Why a Bad Encoder Causes VFD Overcurrent

In vector-control mode the VFD continuously compares the calculated rotor flux angle with the encoder position. When the rotary encoder feedback becomes unreliable, the de-coupled d-q axis current control collapses. The drive “thinks” the motor is running slower than ordered and keeps raising voltage and frequency to compensate.
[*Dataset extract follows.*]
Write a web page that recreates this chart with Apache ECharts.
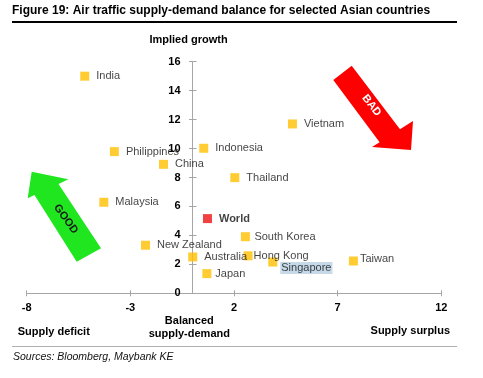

Torque current (Iq) spikes, often exceeding 150 % of rated within milliseconds, and the VFD overcurrent protection trips.

Solution & Results

• Replaced the damaged encoder with an identical, IP65-rated unit.
• Re-aligned the shaft using a laser coupling tool; axial run-out reduced to 0.04 mm.
• Re-tensioned the coupling to 2.5 Nm and applied Loctite 243.
• Executed the drive’s auto-tune routine for encoder offset and motor parameters.

After recommissioning the mill accelerated smoothly to base speed; overcurrent fault has not re-appeared during 4 weeks of 24/7 operation.

Key Take-aways

1. Always suspect rotary encoder failure when a vector-control VFD trips on overcurrent without signs of mechanical overload.
2. Verify mechanical integrity of the encoder coupling first; electrical tests come second.
3. After any encoder replacement, run the manufacturer’s motor-identification or encoder-offset routine before returning the line to production.

Recommended Preventive Actions

• Add a weekly visual check of encoder coupling and shaft run-out to the PM sheet.
• Use shielded twisted-pair encoder cables with 360° clamp glands to minimise interference.
• Store one spare encoder and coupling in the plant warehouse to cut MTTR below 30 min.